On Wednesday afternoon, Vikram Singh, who was among the first batches of farmers to make their way to the Capital’s borders seeking to march to the Ramlila Maidan against the recent farm laws, was back at his village, Chiri. After travelling to and from the frontlines of the protest to provide whatever assistance he could for three weeks, he was at a meeting organising resources, both men and material, for “our people” at the Tikri border protest.
“The village elders and those engaged in farming were sitting at a similar meeting on November 26 when we heard that our brothers from Punjab were marching on Delhi and decided to join them,” said Mr Singh.
As two men from his village led the protesters to occupy the border access point on a tractor, Mr. Singh followed with provisions in his car. Chiri in Haryana is inhabited mostly by farmers with small holdings and a few families of agricultural labourers.
Together in trouble
Back in the village he points to a house. “This is Kaptan Singh’s house; he and his neighbour Surinder Dalal were on his tractor right at the front when we were stopped and clashed with security personnel that day,” he said.
Seated on straw next to a green wall, Kaptan Singh’s sister-in-law Kamlesh watches as her neice Deepika tends to an injured cow in the courtyard. A cloth covers the farmer’s seeder which stands forlorn.
“He left on Novermber 26, leaving a lot of work for us from six in the morning to seven in the evening every day,” Ms. Kamlesh said with a wry smile. “From cleaning animal dung and milking cattle to watering the field, manuring and tending to growing crops, there is a lot that is involved in farming which he used to make look effortless,” she said.
Ms Kamlesh and Deepika are not the only women now on the fields. Surinder Dalal’s wife has also had to take farming matters into her own hands since the men left to join the protests three weeks ago.
However, while the women juggle household chores with the new challenges of tending to crops and the men brave the biting cold of an unrelenting December, the pride of being part of “a larger struggle”, keeps them going.
So far used to only assisting her father tending to the family fields, Deepika, with an MA in Hindi from Maharshi Dayanand University in Rohtak, now does everything he did.
Her reward at the end of most days, she said, are videos Mr Singh shares on WhatsApp of cooking, raising slogans or entertaining fellow protesters at the Tikri site.
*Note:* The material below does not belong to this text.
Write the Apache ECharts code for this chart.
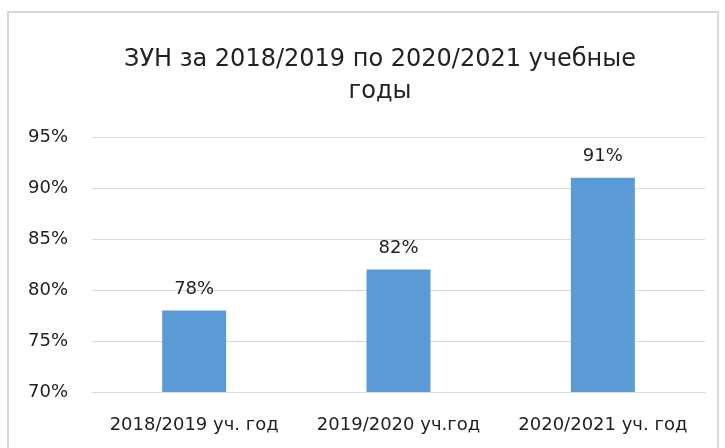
<!DOCTYPE html>
<html>
<head>
<meta charset="utf-8">
<script src="https://cdn.jsdelivr.net/npm/echarts@6/dist/echarts.min.js"></script>
<style>
  html, body {
    margin: 0;
    padding: 0;
    background: #fff;
  }
  #frame {
    position: absolute;
    left: 7px;
    top: 11px;
    width: 712px;
    height: 440px;
    border: 2px solid #d9d9d9;
    box-sizing: border-box;
  }
  #chart {
    position: absolute;
    left: 0;
    top: 0;
    width: 725px;
    height: 448px;
  }
</style>
</head>
<body>
<div id="frame"></div>
<div id="chart"></div>
<script>
  const titleText = 'ЗУН за 2018/2019 по 2020/2021 учебные\nгоды';
  const categories = ['2018/2019 уч. год', '2019/2020 уч.год', '2020/2021 уч. год'];
  const values = [78, 82, 91];
  const yMin = 70;
  const yMax = 95;
  const yStep = 5;

  const chart = echarts.init(document.getElementById('chart'), null, {renderer: 'canvas'});
  const font = '"DejaVu Sans", "Noto Sans", sans-serif';

  chart.setOption({
    animation: false,
    title: {
      text: titleText,
      left: 375,
      top: 39,
      textAlign: 'center',
      textStyle: {
        fontFamily: font,
        fontSize: 24,
        fontWeight: 'normal',
        color: '#222',
        lineHeight: 32
      }
    },
    grid: {
      left: 92,
      right: 20,
      top: 137,
      bottom: 56,
      containLabel: false
    },
    xAxis: {
      type: 'category',
      data: categories,
      axisLine: {lineStyle: {color: '#d9d9d9', width: 1}},
      axisTick: {show: false},
      axisLabel: {
        interval: 0,
        hideOverlap: false,
        fontFamily: font,
        fontSize: 18,
        color: '#222',
        margin: 24
      }
    },
    yAxis: {
      type: 'value',
      min: yMin,
      max: yMax,
      interval: yStep,
      axisLine: {show: false},
      axisTick: {show: false},
      splitLine: {lineStyle: {color: '#d9d9d9', width: 1}},
      axisLabel: {
        formatter: '{value}%',
        fontFamily: font,
        fontSize: 18,
        color: '#222',
        margin: 24
      }
    },
    series: [
      {
        type: 'bar',
        data: values,
        barWidth: 64,
        itemStyle: {color: '#5b9bd5'},
        label: {
          show: true,
          position: 'top',
          distance: 12,
          formatter: '{c}%',
          fontFamily: font,
          fontSize: 18,
          color: '#222'
        }
      }
    ]
  });
</script>
</body>
</html>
“We talk over the phone every other day but he keeps sending me videos of what he is up to which we show everyone; it looks like he has become quite a favourite there,” she said.
“I asked him if he had any idea about when he could return; he said only after there was a solution to the problem with the laws. We will do everything we can to support him,” she added.
Next door, Mr. Dalal’s wife Kavita is about to finish washing his clothes that were sent back from Tikri.
“We can only speak for a few minutes in 7 to 8 days but he sends laundry every week without fail!” Ms. Kavita chuckled. “I’ve been waking up and sleeping two hours earlier because of the extra work.”
“Our wheat crop is drying up because we don’t know how to water it properly. We may be able to save some part of this harvest but I don’t think we will be able to even plant the next,” she said adding that the family was now heavily reliant on dairy and dairy products from its meagre livestock.
Still determined
At Tikri Border, Mr. Dalal’s face lights up below his green turban at the mention of his wife and her complaint about his absence.
“The question is not when but with what face I will go home if the laws are not repealed despite our struggle over so many days,” he said. By his side, even at the agitation, Mr. Singh adds, “I would rather die here trying to get them reversed than slowly every day.”
Farmers, Mr. Dalal said, were “optimistic creatures” by default; when they could confront and tide over loss of harvests due to inclement weather they could do the same in the face of unjust laws.
“Let this harvest go (to waste), let the next one go and even the one after that. We will keep sowing and keep ploughing,” Mr. Dalal declared.
“So many harvests are sacrificed at the altar of mother nature sometimes; whatever we lose till these laws are repealed will be our sacrifice for the cause of farming altogether,” he asserted.